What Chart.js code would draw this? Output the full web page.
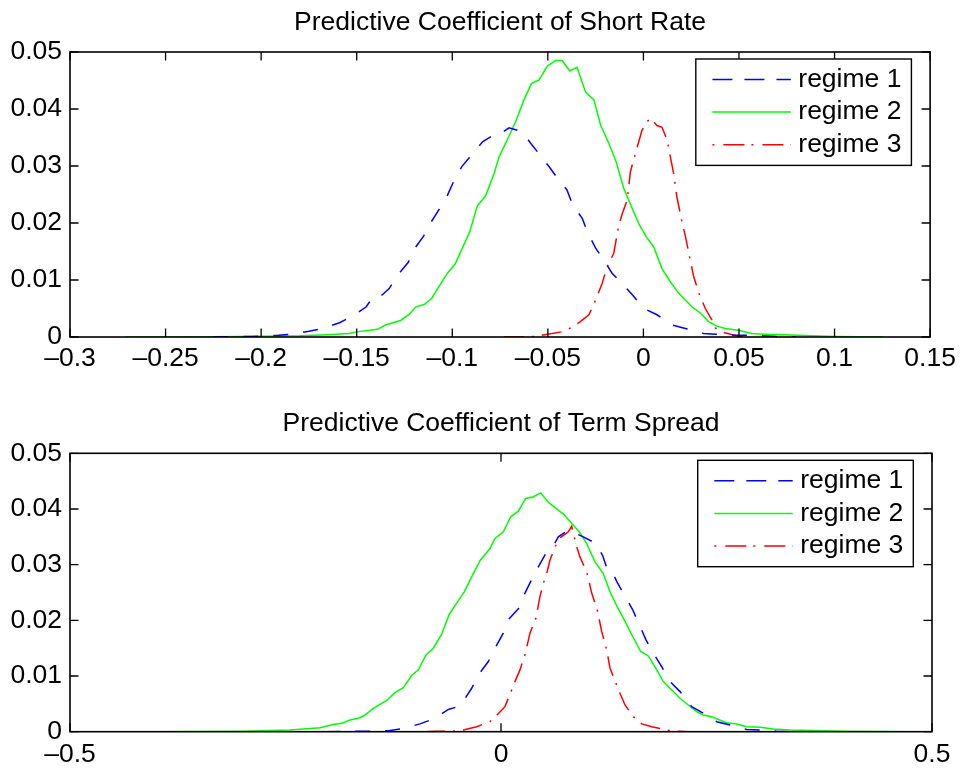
<!DOCTYPE html>
<html><head><meta charset="utf-8">
<script src="https://cdn.jsdelivr.net/npm/chart.js@4.4.1/dist/chart.umd.min.js"></script>
<style>
html,body{margin:0;padding:0;background:#fff;}
#wrap{position:relative;width:962px;height:772px;overflow:hidden;}
canvas{position:absolute;left:0;}
#c1{top:0;} #c2{top:386px;}
</style></head><body>
<div id="wrap"><canvas id="c1" width="962" height="386"></canvas><canvas id="c2" width="962" height="386"></canvas></div>
<script>
// ---------- data ----------
const seriesLabels = ['regime 1', 'regime 2', 'regime 3'];
const titleTop = 'Predictive Coefficient of Short Rate';
const titleBottom = 'Predictive Coefficient of Term Spread';

const xTicksTop = [-0.3, -0.25, -0.2, -0.15, -0.1, -0.05, 0, 0.05, 0.1, 0.15];
const xTicksBottom = [-0.5, 0, 0.5];
const yTicks = [0, 0.01, 0.02, 0.03, 0.04, 0.05];

// Short rate, regime 1
const srR1x = [-0.225,-0.205,-0.191,-0.184,-0.175,-0.168,-0.159,-0.152,-0.145,-0.142,-0.139,-0.133,-0.129,-0.123,-0.12,-0.115,-0.111,-0.1065,-0.1025,-0.099,-0.095,-0.0895,-0.084,-0.077,-0.0755,-0.0703,-0.0634,-0.059,-0.054,-0.0494,-0.0442,-0.04,-0.037,-0.032,-0.029,-0.025,-0.0207,-0.0164,-0.0103,-0.005,0.0002,0.0071,0.0149,0.022,0.0315,0.038,0.048,0.055,0.07,0.08];
const srR1y = [0,0.0001,0.0003,0.0005,0.001,0.0015,0.0025,0.0037,0.0053,0.0068,0.0067,0.0085,0.0107,0.0131,0.0154,0.0177,0.0202,0.0226,0.0249,0.0275,0.0299,0.0321,0.0343,0.0357,0.0355,0.0367,0.036,0.034,0.0319,0.0299,0.0275,0.0258,0.0232,0.0208,0.0182,0.0156,0.0135,0.0112,0.0091,0.0071,0.005,0.0039,0.0021,0.0015,0.0006,0.0005,0.0003,0.0003,0.0001,0];
// Short rate, regime 2
const srR2x = [-0.271,-0.24,-0.21,-0.18,-0.165,-0.154,-0.15,-0.139,-0.135,-0.127,-0.1225,-0.119,-0.1147,-0.1107,-0.1065,-0.1025,-0.0985,-0.0947,-0.0908,-0.0869,-0.0825,-0.0781,-0.0755,-0.0712,-0.0668,-0.0625,-0.0585,-0.0546,-0.0503,-0.0459,-0.0425,-0.0386,-0.0347,-0.0303,-0.0259,-0.0224,-0.0181,-0.0143,-0.0103,-0.0063,-0.0024,0.0014,0.0054,0.0097,0.0141,0.0184,0.0219,0.0254,0.0298,0.0341,0.0384,0.0428,0.0498,0.0567,0.0628,0.0811,0.1,0.1255];
const srR2y = [0,0,0.0001,0.0002,0.0004,0.0006,0.0009,0.00135,0.0021,0.0029,0.004,0.0053,0.0057,0.0068,0.0091,0.0112,0.0128,0.0156,0.0185,0.023,0.0248,0.0287,0.0316,0.0346,0.0378,0.0416,0.0445,0.0451,0.0475,0.0485,0.0485,0.0467,0.0473,0.043,0.0416,0.0372,0.034,0.0308,0.0261,0.0229,0.0199,0.0176,0.0158,0.012,0.0097,0.0077,0.0065,0.0053,0.0042,0.0027,0.0019,0.0015,0.0012,0.0006,0.0005,0.0003,0.0001,0];
// Short rate, regime 3
const srR3x = [-0.073,-0.056,-0.05,-0.043,-0.038,-0.033,-0.0285,-0.025,-0.0216,-0.019,-0.0155,-0.013,-0.011,-0.0085,-0.0068,-0.0042,-0.0007,0.002,0.0037,0.0071,0.0097,0.0125,0.0141,0.0158,0.0175,0.0202,0.022,0.0245,0.0263,0.029,0.0324,0.0358,0.0376,0.042,0.05,0.055];
const srR3y = [0,0.0001,0.0005,0.0009,0.0016,0.0027,0.0039,0.0065,0.0094,0.0123,0.0147,0.0194,0.0217,0.024,0.029,0.0322,0.0363,0.0378,0.0384,0.0371,0.0368,0.0345,0.0316,0.0287,0.0246,0.0202,0.0176,0.0135,0.0106,0.0077,0.005,0.003,0.0016,0.0008,0.0001,0];

// Term spread, regime 1
const tsR1x = [-0.204,-0.1655,-0.15,-0.1288,-0.1133,-0.094,-0.0766,-0.0611,-0.0476,-0.034,-0.0263,-0.0147,-0.007,0.0027,0.0085,0.022,0.0278,0.0368,0.0444,0.053,0.06,0.0665,0.0781,0.0955,0.1102,0.118,0.1245,0.13,0.1342,0.1439,0.1528,0.1605,0.1682,0.1767,0.1864,0.196,0.2077,0.2212,0.2347,0.2502,0.2657,0.285,0.3005,0.3198,0.3353];
const tsR1y = [0,0.0001,0.0001,0.0002,0.0006,0.0014,0.0024,0.004,0.0046,0.0078,0.0102,0.0126,0.015,0.0177,0.0201,0.0224,0.0249,0.0277,0.0299,0.0323,0.0332,0.035,0.0362,0.035,0.0338,0.0316,0.0286,0.0284,0.027,0.0243,0.0219,0.0192,0.0165,0.0141,0.0117,0.009,0.0072,0.0045,0.0033,0.0018,0.0012,0.0004,0.0003,0.0001,0];
// Term spread, regime 2
const tsR2x = [-0.406,-0.3,-0.2448,-0.21,-0.1945,-0.1848,-0.1752,-0.1655,-0.1578,-0.1481,-0.1326,-0.123,-0.1133,-0.1036,-0.0959,-0.087,-0.0785,-0.0688,-0.06,-0.0514,-0.0426,-0.034,-0.0244,-0.0128,-0.007,0.0027,0.0113,0.0201,0.0287,0.0375,0.0461,0.0549,0.0638,0.0731,0.082,0.0908,0.0994,0.109,0.1187,0.1265,0.1349,0.1439,0.1528,0.1621,0.1709,0.1795,0.1883,0.198,0.2077,0.2173,0.227,0.2347,0.2444,0.2521,0.2618,0.2734,0.285,0.3005,0.3159,0.3353,0.4,0.4722];
const tsR2y = [0,0.0001,0.0003,0.0007,0.0013,0.0015,0.0021,0.0024,0.003,0.0042,0.0056,0.007,0.0079,0.0101,0.0111,0.0138,0.015,0.0175,0.0211,0.0231,0.0251,0.0278,0.0307,0.0329,0.0347,0.0359,0.0386,0.0396,0.0419,0.0422,0.0429,0.0412,0.0401,0.039,0.0374,0.0359,0.0338,0.0305,0.0284,0.0251,0.0224,0.0198,0.0171,0.0144,0.0136,0.0114,0.009,0.0075,0.006,0.0048,0.0036,0.003,0.0027,0.0022,0.0016,0.0014,0.0009,0.0008,0.0005,0.0003,0.0001,0];
// Term spread, regime 3
const tsR3x = [-0.0882,-0.0746,-0.0553,-0.0437,-0.0282,-0.0128,-0.0046,0.0046,0.0124,0.0162,0.022,0.0278,0.0305,0.0336,0.0406,0.0452,0.0499,0.053,0.0568,0.0626,0.0693,0.0781,0.082,0.0878,0.0916,0.0994,0.1024,0.1052,0.1117,0.1168,0.1226,0.1265,0.1334,0.138,0.1439,0.1535,0.1632,0.1748,0.1922,0.2035,0.2193];
const tsR3y = [0,0.0001,0.0001,0.0003,0.0009,0.0018,0.003,0.0045,0.0075,0.009,0.0111,0.0138,0.0156,0.0177,0.0204,0.0243,0.027,0.0284,0.0308,0.0332,0.0349,0.0359,0.0369,0.0332,0.0314,0.0287,0.0268,0.0249,0.0219,0.018,0.0147,0.0114,0.0087,0.0069,0.0048,0.0027,0.0014,0.0009,0.0003,0.0001,0];

// ---------- styling ----------
const FONT = "'Liberation Sans', Arial, Helvetica, sans-serif";
const FS = 26.5;
const colors = ['#0000ff', '#00ff00', '#ff0000'];
const plotDash = [[15, 15], [], [20, 8, 2, 8]];
const legendDash = [[20, 12], [], [2, 9, 21, 7]];

function fmt(v) {
  if (v === 0) return '0';
  return v < 0 ? '\u2013' + String(-v) : String(v);
}
function pts(xs, ys) { return xs.map((x, i) => ({ x: x, y: ys[i] })); }

const framePlugin = {
  id: 'matlabFrame',
  afterDatasetsDraw(chart) {
    const ctx = chart.ctx, a = chart.chartArea, x = chart.scales.x, y = chart.scales.y;
    const L = 8.5;
    ctx.save();
    ctx.strokeStyle = '#000';
    ctx.lineWidth = 1.3;
    ctx.setLineDash([]);
    ctx.beginPath();
    x.ticks.forEach(t => {
      const px = x.getPixelForValue(t.value);
      ctx.moveTo(px, a.bottom); ctx.lineTo(px, a.bottom - L);
      ctx.moveTo(px, a.top); ctx.lineTo(px, a.top + L);
    });
    y.ticks.forEach(t => {
      const py = y.getPixelForValue(t.value);
      ctx.moveTo(a.left, py); ctx.lineTo(a.left + L, py);
      ctx.moveTo(a.right, py); ctx.lineTo(a.right - L, py);
    });
    ctx.stroke();
    ctx.lineWidth = 1.6;
    ctx.strokeRect(a.left, a.top, a.right - a.left, a.bottom - a.top);
    ctx.restore();
  }
};

const legendPlugin = {
  id: 'boxLegend',
  afterDraw(chart, args, opts) {
    const ctx = chart.ctx, a = chart.chartArea;
    const w = 215.6, h = 106.4;
    const bx = a.right - 18.7 - w, by = a.top + (opts.offsetTop || 7);
    ctx.save();
    ctx.fillStyle = '#fff';
    ctx.fillRect(bx, by, w, h);
    ctx.strokeStyle = '#000';
    ctx.lineWidth = 1.4;
    ctx.setLineDash([]);
    ctx.strokeRect(bx, by, w, h);
    chart.data.datasets.forEach((ds, i) => {
      const yy = by + 20.5 + i * 32.6;
      ctx.beginPath();
      ctx.setLineDash(legendDash[i]);
      ctx.strokeStyle = ds.borderColor;
      ctx.lineWidth = ds.borderWidth;
      ctx.moveTo(bx + 16.6, yy);
      ctx.lineTo(bx + 95, yy);
      ctx.stroke();
      ctx.setLineDash([]);
      ctx.fillStyle = '#000';
      ctx.font = FS + 'px ' + FONT;
      ctx.textBaseline = 'middle';
      ctx.textAlign = 'left';
      ctx.fillText(ds.label, bx + 102.5, yy);
    });
    ctx.restore();
  }
};

function makeChart(id, cfg) {
  const datasets = cfg.series.map((s, i) => ({
    label: seriesLabels[i],
    data: pts(s[0], s[1]),
    borderColor: colors[i],
    backgroundColor: colors[i],
    borderWidth: 1.5,
    borderDash: plotDash[i],
    pointRadius: 0,
    tension: 0,
    fill: false
  }));
  return new Chart(document.getElementById(id), {
    type: 'line',
    data: { datasets: datasets },
    options: {
      responsive: false,
      animation: false,
      devicePixelRatio: 1,
      layout: { padding: { left: 0, right: 30, top: 0, bottom: 0 } },
      plugins: {
        legend: { display: false },
        tooltip: { enabled: false },
        title: {
          display: true, text: cfg.title, fullSize: false, color: '#000',
          font: { family: FONT, size: FS, weight: 'normal', lineHeight: 1.2 },
          padding: { top: cfg.tpTop, bottom: cfg.tpBottom }
        },
        boxLegend: { offsetTop: 7 }
      },
      scales: {
        x: {
          type: 'linear', min: cfg.xMin, max: cfg.xMax,
          grid: { display: false, drawTicks: false },
          border: { display: false },
          afterBuildTicks: s => { s.ticks = cfg.xTicks.map(v => ({ value: v })); },
          afterFit: s => { s.height = cfg.xHeight; },
          ticks: {
            autoSkip: false, maxRotation: 0, minRotation: 0, padding: cfg.xPad, color: '#000',
            font: { family: FONT, size: FS }, callback: v => fmt(v)
          }
        },
        y: {
          type: 'linear', min: 0, max: 0.05,
          grid: { display: false, drawTicks: false },
          border: { display: false },
          afterBuildTicks: s => { s.ticks = yTicks.map(v => ({ value: v })); },
          afterFit: s => { s.width = 70; },
          ticks: {
            padding: 8, color: '#000',
            font: { family: FONT, size: FS }, callback: v => fmt(v)
          }
        }
      }
    },
    plugins: [framePlugin, legendPlugin]
  });
}

makeChart('c1', {
  title: titleTop, tpTop: 6.6, tpBottom: 13.6,
  xMin: -0.3, xMax: 0.15, xTicks: xTicksTop, xHeight: 49, xPad: 6.1,
  series: [[srR1x, srR1y], [srR2x, srR2y], [srR3x, srR3y]]
});
makeChart('c2', {
  title: titleBottom, tpTop: 22.2, tpBottom: 13.3,
  xMin: -0.5, xMax: 0.5, xTicks: xTicksBottom, xHeight: 40.3, xPad: 7.4,
  series: [[tsR1x, tsR1y], [tsR2x, tsR2y], [tsR3x, tsR3y]]
});
</script>
</body></html>
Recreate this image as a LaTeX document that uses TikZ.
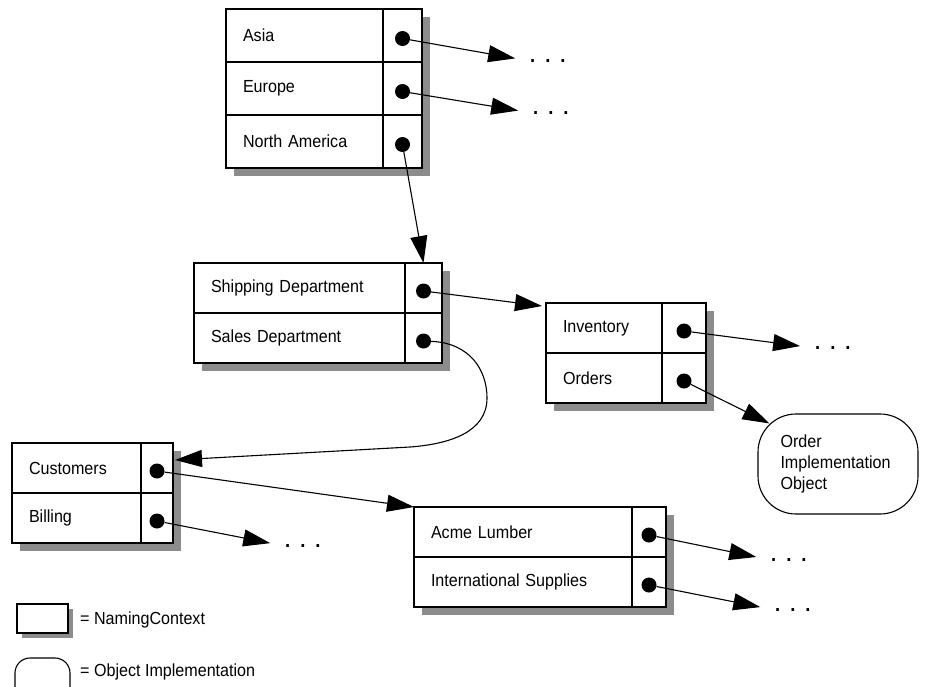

-------------------------

:: Written task ::
Everything from the first line of the records through the line containing "const yTicks = [0, 0.01, 0.02, 0.03, 0.04, 0.05];" should be reproduced exactly, apart from the pictures.

:: Correct answer ::
What Chart.js code would draw this? Output the full web page.
<!DOCTYPE html>
<html><head><meta charset="utf-8">
<script src="https://cdn.jsdelivr.net/npm/chart.js@4.4.1/dist/chart.umd.min.js"></script>
<style>
html,body{margin:0;padding:0;background:#fff;}
#wrap{position:relative;width:962px;height:772px;overflow:hidden;}
canvas{position:absolute;left:0;}
#c1{top:0;} #c2{top:386px;}
</style></head><body>
<div id="wrap"><canvas id="c1" width="962" height="386"></canvas><canvas id="c2" width="962" height="386"></canvas></div>
<script>
// ---------- data ----------
const seriesLabels = ['regime 1', 'regime 2', 'regime 3'];
const titleTop = 'Predictive Coefficient of Short Rate';
const titleBottom = 'Predictive Coefficient of Term Spread';

const xTicksTop = [-0.3, -0.25, -0.2, -0.15, -0.1, -0.05, 0, 0.05, 0.1, 0.15];
const xTicksBottom = [-0.5, 0, 0.5];
const yTicks = [0, 0.01, 0.02, 0.03, 0.04, 0.05];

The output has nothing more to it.